ZANDRA ANUNICAÇÃO PARADA – Importância total. Promover ações afirmativas para a inclusão da mulher no cenário político é fundamental. A mulher sempre foi predestinada aos espaços privados, notadamente aos ambientes domésticos, esteiras de produção e trabalhos que não lhe conferissem notoriedade ou que demandassem a ocupação de postos de liderança. Importante afirmar que não se desmerece aqui o trabalho doméstico ou de qualquer profissão, seja ela de trabalho manual ou intelectual. Contudo, é importante que haja liderança feminina nas mais diversas áreas, pois só assim quebraremos paradigmas e poderemos vislumbrar novos horizontes. Não há possibilidade de avanço e investimento em áreas que devem ser combatidas, como o feminicídio e a saúde da mulher, se as mulheres, maiores afetadas, continuam sub-representadas, sobretudo no Legislativo e no Executivo. A busca pela igualdade de gênero é coisa séria e, para atingi-la, é preciso adotar ações afirmativas de inclusão, na maioria das vezes coercitivas, para que todos entendam que homens e mulheres têm direitos iguais e devem usar os mesmos espaços públicos, ocupar postos de liderança e expressar suas opiniões.

 

TRE-BA – O que a senhora pensa sobre a reserva de cadeiras para candidaturas femininas, como já acontece na Argentina?

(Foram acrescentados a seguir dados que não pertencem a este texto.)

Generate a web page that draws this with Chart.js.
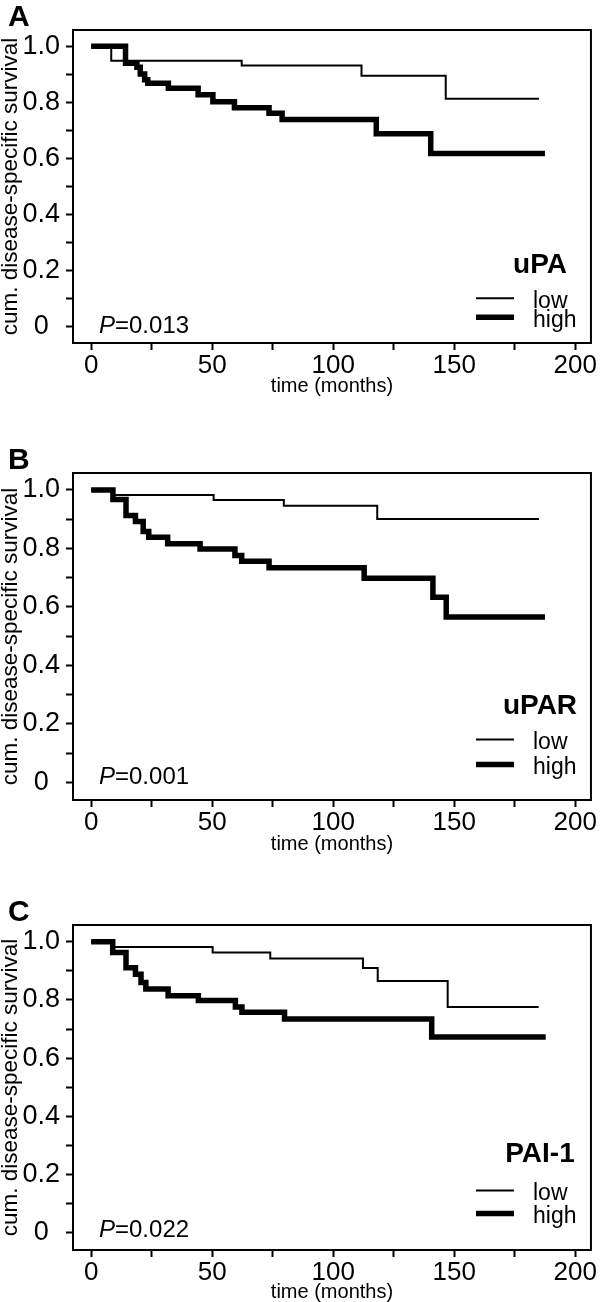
<!DOCTYPE html>
<html>
<head>
<meta charset="utf-8">
<script src="https://cdn.jsdelivr.net/npm/chart.js@4.4.1/dist/chart.umd.min.js"></script>
<style>
  html, body { margin: 0; padding: 0; background: #fff; }
  #page { position: relative; width: 600px; height: 1302px; }
  .panel { position: absolute; left: 0; width: 600px; }
  canvas { display: block; }
</style>
</head>
<body>
<div id="page">
  <div class="panel" style="top:0px"><canvas id="chartA" width="600" height="400"></canvas></div>
  <div class="panel" style="top:440px"><canvas id="chartB" width="600" height="420"></canvas></div>
  <div class="panel" style="top:890px"><canvas id="chartC" width="600" height="412"></canvas></div>
</div>
<script>
// axis ticks
const yTickValues = [0, 0.1, 0.2, 0.3, 0.4, 0.5, 0.6, 0.7, 0.8, 0.9, 1.0];
const yTickLabels = ['0', '', '0.2', '', '0.4', '', '0.6', '', '0.8', '', '1.0'];
const xTickValues = [0, 25, 50, 75, 100, 125, 150, 175, 200];
const xTickLabels = ['0', '', '50', '', '100', '', '150', '', '200'];

const groupLabels = ['low', 'high'];
const markerNames = ['uPA', 'uPAR', 'PAI-1'];
const pValues = ['0.013', '0.001', '0.022'];
const panelLetters = ['A', 'B', 'C'];

// Kaplan-Meier steps (months / cumulative survival)
const uPALowTime = [0, 8.3, 62.2, 111.7, 146.5, 185];
const uPALowSurv = [1, 0.948, 0.931, 0.895, 0.812, 0.812];
const uPAHighTime = [0, 14.2, 18.9, 20.3, 22.1, 23.4, 31.9, 44.2, 50.3, 59.2, 73.5, 78.9, 117.8, 140.3, 187.5];
const uPAHighSurv = [1, 0.939, 0.925, 0.901, 0.88, 0.868, 0.85, 0.827, 0.802, 0.78, 0.761, 0.738, 0.687, 0.617, 0.617];

const uPARLowTime = [0, 9.2, 50.6, 79.6, 118.2, 185];
const uPARLowSurv = [1, 0.983, 0.966, 0.946, 0.901, 0.901];
const uPARHighTime = [0, 9, 14.4, 18.3, 21.5, 23.8, 31.6, 45, 59.4, 62.2, 73.5, 112.8, 141.2, 146.7, 187.5];
const uPARHighSurv = [1, 0.967, 0.913, 0.892, 0.858, 0.838, 0.816, 0.798, 0.776, 0.756, 0.734, 0.698, 0.633, 0.566, 0.566];

const paiLowTime = [0, 8.9, 50.2, 74, 112.3, 118.4, 147.3, 184.9];
const paiLowSurv = [1, 0.982, 0.963, 0.943, 0.91, 0.865, 0.776, 0.776];
const paiHighTime = [0, 8.9, 14.4, 18.3, 20.6, 22.6, 31.8, 44.3, 59.6, 62.3, 79.9, 140.7, 187.8];
const paiHighSurv = [1, 0.963, 0.911, 0.889, 0.86, 0.838, 0.815, 0.798, 0.776, 0.758, 0.735, 0.673, 0.673];

const FONT = '"Liberation Sans", Arial, sans-serif';
const NARROW = '"Liberation Sans Narrow", "Arial Narrow", "Liberation Sans", sans-serif';

// frame, panel letter, p-value and legend
const panelDecor = {
  id: 'panelDecor',
  afterDraw(chart, args, opts) {
    const { ctx, chartArea: a, scales } = chart;
    const y0 = scales.y.getPixelForValue(0);
    ctx.save();
    ctx.strokeStyle = '#000';
    ctx.lineWidth = 2;
    ctx.strokeRect(a.left, a.top, a.right - a.left, a.bottom - a.top);

    ctx.fillStyle = '#000';
    ctx.textAlign = 'left';
    ctx.textBaseline = 'alphabetic';
    ctx.font = 'bold 30px ' + FONT;
    ctx.fillText(opts.letter, 8, a.top - 4);

    // P value
    ctx.textBaseline = 'middle';
    ctx.font = 'italic 24px ' + FONT;
    ctx.fillText('P', 99, y0 + opts.pDy);
    const pw = ctx.measureText('P').width;
    ctx.font = '24px ' + FONT;
    ctx.fillText('=' + opts.p, 99 + pw, y0 + opts.pDy);

    // legend
    ctx.textAlign = 'center';
    ctx.font = 'bold 28px ' + FONT;
    ctx.fillText(opts.marker, 540, y0 + opts.nameDy);
    ctx.textAlign = 'left';
    ctx.font = '23px ' + FONT;
    const rows = [[opts.lowDy, 2], [opts.highDy, 5.5]];
    rows.forEach(([dy, w], i) => {
      ctx.lineWidth = w;
      ctx.beginPath();
      ctx.moveTo(476, y0 + dy);
      ctx.lineTo(514, y0 + dy);
      ctx.stroke();
      ctx.fillText(groupLabels[i], 533, y0 + dy + 3);
    });
    ctx.restore();
  }
};

function toPoints(t, s) {
  return t.map((v, i) => ({ x: v, y: s[i] }));
}

function makeChart(id, idx, lowT, lowS, highT, highS, box, deco) {
  const canvas = document.getElementById(id);
  const H = canvas.height;
  return new Chart(canvas, {
    type: 'line',
    data: {
      datasets: [
        { label: groupLabels[0], data: toPoints(lowT, lowS), borderColor: '#000', borderWidth: 2,
          stepped: true, pointRadius: 0, fill: false, borderJoinStyle: 'miter', borderCapStyle: 'butt' },
        { label: groupLabels[1], data: toPoints(highT, highS), borderColor: '#000', borderWidth: 5.5,
          stepped: true, pointRadius: 0, fill: false, borderJoinStyle: 'miter', borderCapStyle: 'butt' }
      ]
    },
    options: {
      responsive: false,
      animation: false,
      layout: { padding: { top: box.top, right: 3, left: 0, bottom: 0 } },
      plugins: {
        legend: { display: false },
        tooltip: { enabled: false },
        panelDecor: Object.assign({ letter: panelLetters[idx], marker: markerNames[idx], p: pValues[idx] }, deco)
      },
      scales: {
        x: {
          type: 'linear',
          min: -7.5,
          max: 206.5,
          afterBuildTicks: s => { s.ticks = xTickValues.map(v => ({ value: v })); },
          afterFit: s => { s.height = H - box.bottom; },
          ticks: {
            autoSkip: false, maxRotation: 0, color: '#000', padding: 3,
            font: { family: NARROW, size: 26, lineHeight: 1 },
            callback: (v, i) => xTickLabels[i]
          },
          grid: { drawOnChartArea: false, drawTicks: true, tickLength: 7, tickColor: '#000', tickWidth: 2 },
          border: { display: false },
          title: { display: true, text: 'time (months)', color: '#000',
            font: { family: FONT, size: 20, lineHeight: 1 }, padding: { top: 0, bottom: box.titlePad } }
        },
        y: {
          type: 'linear',
          min: -0.06,
          max: 1.058,
          afterBuildTicks: s => { s.ticks = yTickValues.map(v => ({ value: v })); },
          afterFit: s => { s.width = 73; },
          ticks: {
            autoSkip: false, color: '#000', padding: 6, crossAlign: 'center',
            font: { family: FONT, size: 27, lineHeight: 1 },
            callback: (v, i) => yTickLabels[i]
          },
          grid: { drawOnChartArea: false, drawTicks: true, tickLength: 7, tickColor: '#000', tickWidth: 2 },
          border: { display: false },
          title: { display: true, text: 'cum. disease-specific survival', color: '#000',
            font: { family: FONT, size: 22.5, lineHeight: 1 }, padding: 0 }
        }
      }
    },
    plugins: [panelDecor]
  });
}

makeChart('chartA', 0, uPALowTime, uPALowSurv, uPAHighTime, uPAHighSurv,
  { top: 30, bottom: 343, titlePad: 4 },
  { pDy: 0, nameDy: -61, lowDy: -28, highDy: -9 });
makeChart('chartB', 1, uPARLowTime, uPARLowSurv, uPARHighTime, uPARHighSurv,
  { top: 33, bottom: 360, titlePad: 6 },
  { pDy: -5, nameDy: -76, lowDy: -43, highDy: -18 });
makeChart('chartC', 2, paiLowTime, paiLowSurv, paiHighTime, paiHighSurv,
  { top: 35, bottom: 360, titlePad: 0 },
  { pDy: -2, nameDy: -78, lowDy: -42, highDy: -19 });
</script>
</body>
</html>
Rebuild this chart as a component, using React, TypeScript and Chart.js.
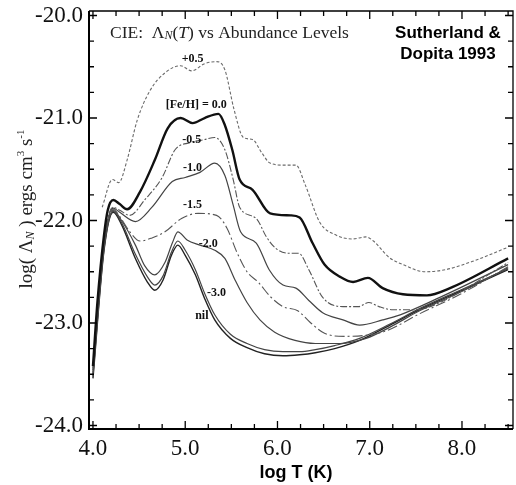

ZANDRA ANUNCIAÇÃO PARADA – A legislação da Argentina sempre foi pioneira no tocante à concentração de esforços para maior participação das mulheres no cenário político. Lá se consolidou as eleições paritárias, em que partidos  e alianças deverão apresentar o mesmo número de homens e mulheres entre seus candidatos, o que não significa que serão eleitos na mesma proporção. Na prática, se observou que, embora a eleição do candidato dependa, sobretudo, do encabeçamento das listas das alianças formadas, a representatividade da mulher na política Argentina é muito maior que na brasileira, o que nos faz crer que lá existe um conjunto de esforços (não somente de leis) e movimentos para que a desigualdade de gênero seja cada vez mais combatida.Já no Brasil, em que pese exista disposição de lei eleitoral que define cotas, não vem sendo adequadamente utilizada de maneira a favorecer a igualdade de gênero. Veja-se que a lei brasileira tem cota para gênero, e não para mulheres. A lei 9504/97 definiu a reserva mínima de 30% e máximo de 70 % das candidaturas dos partidos para cada sexo em eleições proporcionais. O que se vê, na prática, é que essa porcentagem mínima (30%) vem sendo encarada como um teto de candidatura de mulheres pelos partidos e não como piso a ser observado para cada gênero. Em outras palavras, aqui no Brasil a interpretação dada é que basta ser observado tão somente o percentual de 30% de candidatas mulheres, não havendo qualquer esforço dos partidos em ir além disso, mesmo porque há pouquíssimo investimento em candidaturas femininas. Pelo contrário, a candidatura de “laranjas” para atender ao mínimo previsto em lei ratifica a supremacia masculina na política. Em resumo, acho sim que o que vem acontecendo na Argentina deve ser observado pelo Brasil. A reserva de cadeiras é um passo, dentre tantos outros, que precisa ser dado.